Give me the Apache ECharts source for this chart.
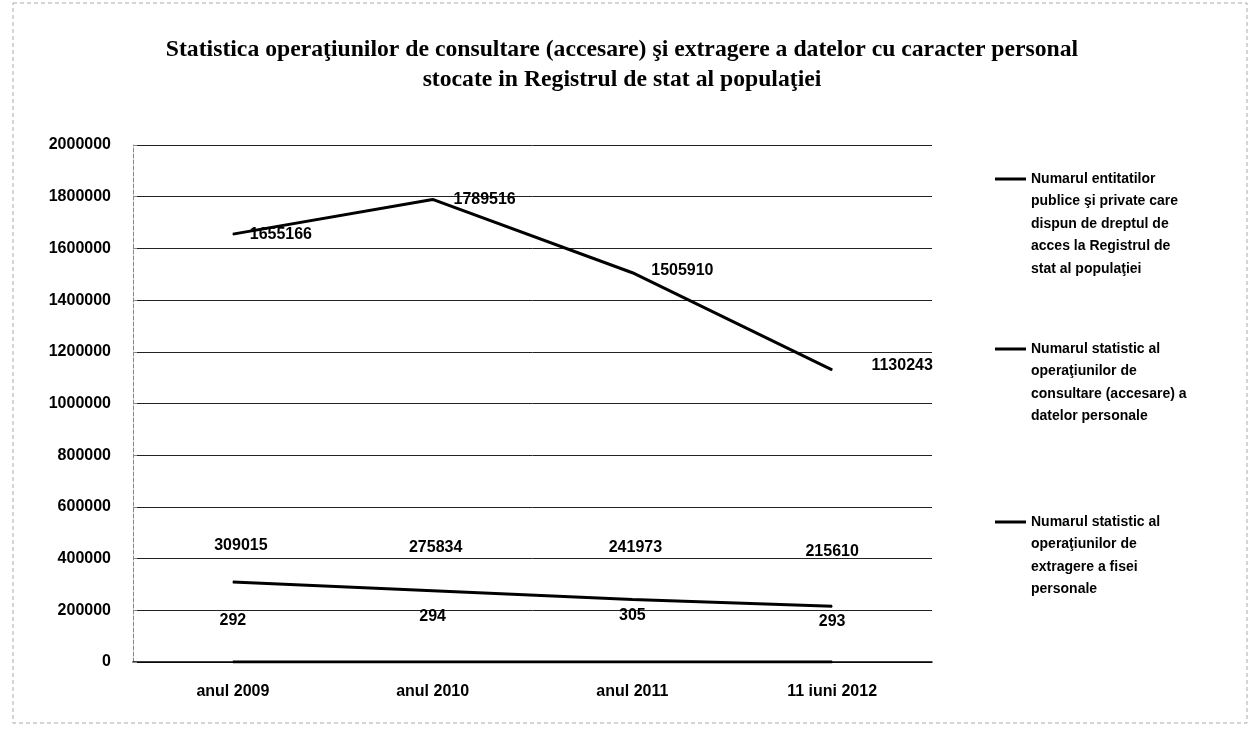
<!DOCTYPE html>
<html>
<head>
<meta charset="utf-8">
<script src="https://cdn.jsdelivr.net/npm/echarts@6/dist/echarts.min.js"></script>
<style>
  html, body { margin: 0; padding: 0; background: #fff; }
  #main { width: 1257px; height: 733px; }
</style>
</head>
<body>
<div id="main"></div>
<script>
// categorii si valori
const categories = ['anul 2009', 'anul 2010', 'anul 2011', '11 iuni 2012'];
const entitati = [292, 294, 305, 293];
const consultare = [1655166, 1789516, 1505910, 1130243];
const extragere = [309015, 275834, 241973, 215610];

const numeEntitati = 'Numarul entitatilor\npublice şi private care\ndispun de dreptul de\nacces la Registrul de\nstat al populaţiei';
const numeConsultare = 'Numarul statistic al\noperaţiunilor de\nconsultare (accesare) a\ndatelor personale';
const numeExtragere = 'Numarul statistic al\noperaţiunilor de\nextragere a fisei\npersonale';

// pozitia etichetelor (decalaj fata de punct)
const offConsultare = [[48, 0], [52, 0], [50, -2], [70, -4]];
const offExtragere = [[8, -37], [3, -43], [3, -52], [0, -55]];
const offEntitati = [[0, -41], [0, -45], [0, -46], [0, -40]];

const font = '"Liberation Sans", Arial, sans-serif';
const lh = 22.5;

function withLabels(values, offsets) {
  return values.map((v, i) => ({
    value: v,
    label: { offset: offsets[i] }
  }));
}

// legenda: linia scurta aliniata cu primul rand de text
function legendFor(name, iconY, lines) {
  return {
    orient: 'vertical',
    left: 995,
    top: iconY - (lines - 1) * lh - lh / 2,
    padding: 0,
    itemWidth: 31,
    itemHeight: 3,
    icon: 'rect',
    data: [{ name: name, itemStyle: { color: '#000' } }],
    formatter: n => '\n'.repeat(lines - 1) + n,
    textStyle: {
      fontFamily: font,
      fontWeight: 'bold',
      fontSize: 14,
      color: '#000',
      lineHeight: lh
    }
  };
}

const chart = echarts.init(document.getElementById('main'));

const labelBase = {
  show: true,
  position: 'inside',
  fontFamily: font,
  fontWeight: 'bold',
  fontSize: 16,
  color: '#000'
};

function lineSeries(name, values, offsets) {
  return {
    name: name,
    type: 'line',
    symbol: 'circle',
    symbolSize: 1,
    data: withLabels(values, offsets),
    lineStyle: { color: '#000', width: 3 },
    itemStyle: { color: '#000' },
    label: labelBase
  };
}

chart.setOption({
  animation: false,
  title: {
    text: 'Statistica operaţiunilor de consultare (accesare) şi extragere a datelor cu caracter personal\nstocate in Registrul de stat al populaţiei',
    left: 617,
    top: 30,
    textAlign: 'center',
    textStyle: {
      fontFamily: '"Liberation Serif", "Times New Roman", serif',
      fontWeight: 'bold',
      fontSize: 23.7,
      lineHeight: 30,
      color: '#000'
    }
  },
  legend: [
    legendFor(numeEntitati, 179, 5),
    legendFor(numeConsultare, 349, 4),
    legendFor(numeExtragere, 522, 4)
  ],
  grid: { left: 133, right: 325, top: 145, bottom: 71 },
  xAxis: {
    type: 'category',
    data: categories,
    boundaryGap: true,
    axisLine: { lineStyle: { color: '#000', width: 1.5 } },
    axisTick: { show: false },
    axisLabel: {
      fontFamily: font,
      fontWeight: 'bold',
      fontSize: 16,
      color: '#000',
      margin: 22
    }
  },
  yAxis: {
    type: 'value',
    min: 0,
    max: 2000000,
    interval: 200000,
    axisLine: { show: true, lineStyle: { color: '#888', type: 'dashed' } },
    axisTick: { show: true, length: 4, inside: true, lineStyle: { color: '#888' } },
    axisLabel: {
      fontFamily: font,
      fontWeight: 'bold',
      fontSize: 16,
      color: '#000',
      margin: 22,
      formatter: v => String(v)
    },
    splitLine: { lineStyle: { color: '#222', width: 1 } }
  },
  graphic: [{
    type: 'rect',
    shape: { x: 13, y: 3, width: 1234, height: 720 },
    style: { fill: 'none', stroke: '#aaa', lineWidth: 1, lineDash: [4, 3] },
    silent: true
  }],
  series: [
    lineSeries(numeEntitati, entitati, offEntitati),
    lineSeries(numeConsultare, consultare, offConsultare),
    lineSeries(numeExtragere, extragere, offExtragere)
  ]
});
</script>
</body>
</html>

| THE TASK |
Your task is an exact transcription of all the data, minus the pictures.

| RESPONSE TO THE TASK |
Give me the Apache ECharts source for this chart.
<!DOCTYPE html>
<html>
<head>
<meta charset="utf-8">
<script src="https://cdn.jsdelivr.net/npm/echarts@6/dist/echarts.min.js"></script>
<style>
  html, body { margin: 0; padding: 0; background: #fff; }
  #main { width: 1257px; height: 733px; }
</style>
</head>
<body>
<div id="main"></div>
<script>
// categorii si valori
const categories = ['anul 2009', 'anul 2010', 'anul 2011', '11 iuni 2012'];
const entitati = [292, 294, 305, 293];
const consultare = [1655166, 1789516, 1505910, 1130243];
const extragere = [309015, 275834, 241973, 215610];

const numeEntitati = 'Numarul entitatilor\npublice şi private care\ndispun de dreptul de\nacces la Registrul de\nstat al populaţiei';
const numeConsultare = 'Numarul statistic al\noperaţiunilor de\nconsultare (accesare) a\ndatelor personale';
const numeExtragere = 'Numarul statistic al\noperaţiunilor de\nextragere a fisei\npersonale';

// pozitia etichetelor (decalaj fata de punct)
const offConsultare = [[48, 0], [52, 0], [50, -2], [70, -4]];
const offExtragere = [[8, -37], [3, -43], [3, -52], [0, -55]];
const offEntitati = [[0, -41], [0, -45], [0, -46], [0, -40]];

const font = '"Liberation Sans", Arial, sans-serif';
const lh = 22.5;

function withLabels(values, offsets) {
  return values.map((v, i) => ({
    value: v,
    label: { offset: offsets[i] }
  }));
}

// legenda: linia scurta aliniata cu primul rand de text
function legendFor(name, iconY, lines) {
  return {
    orient: 'vertical',
    left: 995,
    top: iconY - (lines - 1) * lh - lh / 2,
    padding: 0,
    itemWidth: 31,
    itemHeight: 3,
    icon: 'rect',
    data: [{ name: name, itemStyle: { color: '#000' } }],
    formatter: n => '\n'.repeat(lines - 1) + n,
    textStyle: {
      fontFamily: font,
      fontWeight: 'bold',
      fontSize: 14,
      color: '#000',
      lineHeight: lh
    }
  };
}

const chart = echarts.init(document.getElementById('main'));

const labelBase = {
  show: true,
  position: 'inside',
  fontFamily: font,
  fontWeight: 'bold',
  fontSize: 16,
  color: '#000'
};

function lineSeries(name, values, offsets) {
  return {
    name: name,
    type: 'line',
    symbol: 'circle',
    symbolSize: 1,
    data: withLabels(values, offsets),
    lineStyle: { color: '#000', width: 3 },
    itemStyle: { color: '#000' },
    label: labelBase
  };
}

chart.setOption({
  animation: false,
  title: {
    text: 'Statistica operaţiunilor de consultare (accesare) şi extragere a datelor cu caracter personal\nstocate in Registrul de stat al populaţiei',
    left: 617,
    top: 30,
    textAlign: 'center',
    textStyle: {
      fontFamily: '"Liberation Serif", "Times New Roman", serif',
      fontWeight: 'bold',
      fontSize: 23.7,
      lineHeight: 30,
      color: '#000'
    }
  },
  legend: [
    legendFor(numeEntitati, 179, 5),
    legendFor(numeConsultare, 349, 4),
    legendFor(numeExtragere, 522, 4)
  ],
  grid: { left: 133, right: 325, top: 145, bottom: 71 },
  xAxis: {
    type: 'category',
    data: categories,
    boundaryGap: true,
    axisLine: { lineStyle: { color: '#000', width: 1.5 } },
    axisTick: { show: false },
    axisLabel: {
      fontFamily: font,
      fontWeight: 'bold',
      fontSize: 16,
      color: '#000',
      margin: 22
    }
  },
  yAxis: {
    type: 'value',
    min: 0,
    max: 2000000,
    interval: 200000,
    axisLine: { show: true, lineStyle: { color: '#888', type: 'dashed' } },
    axisTick: { show: true, length: 4, inside: true, lineStyle: { color: '#888' } },
    axisLabel: {
      fontFamily: font,
      fontWeight: 'bold',
      fontSize: 16,
      color: '#000',
      margin: 22,
      formatter: v => String(v)
    },
    splitLine: { lineStyle: { color: '#222', width: 1 } }
  },
  graphic: [{
    type: 'rect',
    shape: { x: 13, y: 3, width: 1234, height: 720 },
    style: { fill: 'none', stroke: '#aaa', lineWidth: 1, lineDash: [4, 3] },
    silent: true
  }],
  series: [
    lineSeries(numeEntitati, entitati, offEntitati),
    lineSeries(numeConsultare, consultare, offConsultare),
    lineSeries(numeExtragere, extragere, offExtragere)
  ]
});
</script>
</body>
</html>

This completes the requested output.